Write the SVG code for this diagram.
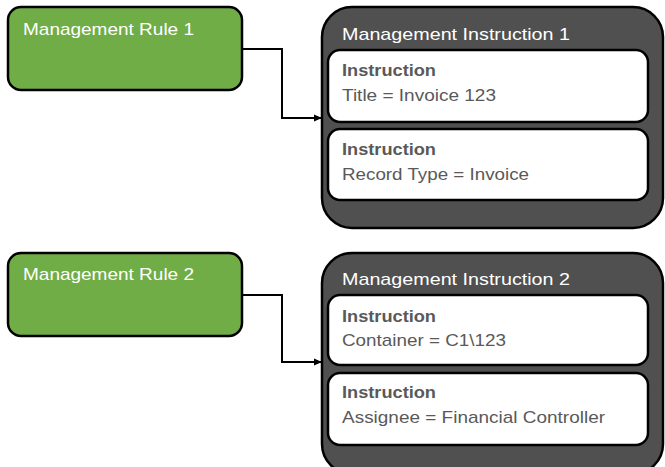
<svg xmlns="http://www.w3.org/2000/svg" width="665" height="467" viewBox="0 0 665 467">
  <defs>
    <marker id="arrow" markerWidth="8" markerHeight="8" refX="7" refY="4" orient="auto" markerUnits="userSpaceOnUse">
      <path d="M0,0.5 L8,4 L0,7.5 Z" fill="#000"/>
    </marker>
    <style>
      .rule { fill: #70AD47; stroke: #000; stroke-width: 2.5; }
      .outer { fill: #505050; stroke: #000; stroke-width: 2.5; }
      .inner { fill: #FFFFFF; stroke: #000; stroke-width: 2.5; }
      .wt { fill: #FFFFFF; font-family: "Liberation Sans", Arial, sans-serif; font-size: 17px; }
      .hd { fill: #595959; font-family: "Liberation Sans", Arial, sans-serif; font-size: 17px; font-weight: bold; }
      .tx { fill: #595959; font-family: "Liberation Sans", Arial, sans-serif; font-size: 17px; }
      .conn { fill: none; stroke: #000; stroke-width: 2; }
    </style>
  </defs>
  <rect width="665" height="467" fill="#FFFFFF"/>

  <g id="connectors">
    <path class="conn" d="M242,49 H282 V118 H321" marker-end="url(#arrow)"/>
    <path class="conn" d="M242,295 H282 V362 H321" marker-end="url(#arrow)"/>
  </g>

  <g id="rule1">
    <rect class="rule" x="8" y="7" width="234" height="83" rx="13"/>
    <text class="wt" x="23" y="35" textLength="171" lengthAdjust="spacingAndGlyphs">Management Rule 1</text>
  </g>

  <g id="rule2">
    <rect class="rule" x="8" y="253" width="234" height="83" rx="13"/>
    <text class="wt" x="23" y="280" textLength="171" lengthAdjust="spacingAndGlyphs">Management Rule 2</text>
  </g>

  <g id="instruction1">
    <rect class="outer" x="322" y="7" width="341" height="221" rx="30"/>
    <text class="wt" x="342" y="40" textLength="228" lengthAdjust="spacingAndGlyphs">Management Instruction 1</text>
    <g id="instruction1a">
      <rect class="inner" x="328" y="50" width="320" height="72" rx="12"/>
      <text class="hd" x="342" y="76" textLength="94" lengthAdjust="spacingAndGlyphs">Instruction</text>
      <text class="tx" x="342" y="101" textLength="154" lengthAdjust="spacingAndGlyphs">Title = Invoice 123</text>
    </g>
    <g id="instruction1b">
      <rect class="inner" x="328" y="129" width="320" height="71" rx="12"/>
      <text class="hd" x="342" y="155" textLength="94" lengthAdjust="spacingAndGlyphs">Instruction</text>
      <text class="tx" x="342" y="180" textLength="187" lengthAdjust="spacingAndGlyphs">Record Type = Invoice</text>
    </g>
  </g>

  <g id="instruction2">
    <rect class="outer" x="322" y="253" width="341" height="221" rx="30"/>
    <text class="wt" x="342" y="285" textLength="228" lengthAdjust="spacingAndGlyphs">Management Instruction 2</text>
    <g id="instruction2a">
      <rect class="inner" x="328" y="295" width="320" height="70" rx="12"/>
      <text class="hd" x="342" y="322" textLength="94" lengthAdjust="spacingAndGlyphs">Instruction</text>
      <text class="tx" x="342" y="346" textLength="164" lengthAdjust="spacingAndGlyphs">Container = C1\123</text>
    </g>
    <g id="instruction2b">
      <rect class="inner" x="328" y="373" width="320" height="72" rx="12"/>
      <text class="hd" x="342" y="398" textLength="94" lengthAdjust="spacingAndGlyphs">Instruction</text>
      <text class="tx" x="342" y="423" textLength="263" lengthAdjust="spacingAndGlyphs">Assignee = Financial Controller</text>
    </g>
  </g>
</svg>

____________________

*What you need to do*
Write out the whole listing again, exactly, with no pictures.

*Expected output*
Write the SVG code for this diagram.
<svg xmlns="http://www.w3.org/2000/svg" width="665" height="467" viewBox="0 0 665 467">
  <defs>
    <marker id="arrow" markerWidth="8" markerHeight="8" refX="7" refY="4" orient="auto" markerUnits="userSpaceOnUse">
      <path d="M0,0.5 L8,4 L0,7.5 Z" fill="#000"/>
    </marker>
    <style>
      .rule { fill: #70AD47; stroke: #000; stroke-width: 2.5; }
      .outer { fill: #505050; stroke: #000; stroke-width: 2.5; }
      .inner { fill: #FFFFFF; stroke: #000; stroke-width: 2.5; }
      .wt { fill: #FFFFFF; font-family: "Liberation Sans", Arial, sans-serif; font-size: 17px; }
      .hd { fill: #595959; font-family: "Liberation Sans", Arial, sans-serif; font-size: 17px; font-weight: bold; }
      .tx { fill: #595959; font-family: "Liberation Sans", Arial, sans-serif; font-size: 17px; }
      .conn { fill: none; stroke: #000; stroke-width: 2; }
    </style>
  </defs>
  <rect width="665" height="467" fill="#FFFFFF"/>

  <g id="connectors">
    <path class="conn" d="M242,49 H282 V118 H321" marker-end="url(#arrow)"/>
    <path class="conn" d="M242,295 H282 V362 H321" marker-end="url(#arrow)"/>
  </g>

  <g id="rule1">
    <rect class="rule" x="8" y="7" width="234" height="83" rx="13"/>
    <text class="wt" x="23" y="35" textLength="171" lengthAdjust="spacingAndGlyphs">Management Rule 1</text>
  </g>

  <g id="rule2">
    <rect class="rule" x="8" y="253" width="234" height="83" rx="13"/>
    <text class="wt" x="23" y="280" textLength="171" lengthAdjust="spacingAndGlyphs">Management Rule 2</text>
  </g>

  <g id="instruction1">
    <rect class="outer" x="322" y="7" width="341" height="221" rx="30"/>
    <text class="wt" x="342" y="40" textLength="228" lengthAdjust="spacingAndGlyphs">Management Instruction 1</text>
    <g id="instruction1a">
      <rect class="inner" x="328" y="50" width="320" height="72" rx="12"/>
      <text class="hd" x="342" y="76" textLength="94" lengthAdjust="spacingAndGlyphs">Instruction</text>
      <text class="tx" x="342" y="101" textLength="154" lengthAdjust="spacingAndGlyphs">Title = Invoice 123</text>
    </g>
    <g id="instruction1b">
      <rect class="inner" x="328" y="129" width="320" height="71" rx="12"/>
      <text class="hd" x="342" y="155" textLength="94" lengthAdjust="spacingAndGlyphs">Instruction</text>
      <text class="tx" x="342" y="180" textLength="187" lengthAdjust="spacingAndGlyphs">Record Type = Invoice</text>
    </g>
  </g>

  <g id="instruction2">
    <rect class="outer" x="322" y="253" width="341" height="221" rx="30"/>
    <text class="wt" x="342" y="285" textLength="228" lengthAdjust="spacingAndGlyphs">Management Instruction 2</text>
    <g id="instruction2a">
      <rect class="inner" x="328" y="295" width="320" height="70" rx="12"/>
      <text class="hd" x="342" y="322" textLength="94" lengthAdjust="spacingAndGlyphs">Instruction</text>
      <text class="tx" x="342" y="346" textLength="164" lengthAdjust="spacingAndGlyphs">Container = C1\123</text>
    </g>
    <g id="instruction2b">
      <rect class="inner" x="328" y="373" width="320" height="72" rx="12"/>
      <text class="hd" x="342" y="398" textLength="94" lengthAdjust="spacingAndGlyphs">Instruction</text>
      <text class="tx" x="342" y="423" textLength="263" lengthAdjust="spacingAndGlyphs">Assignee = Financial Controller</text>
    </g>
  </g>
</svg>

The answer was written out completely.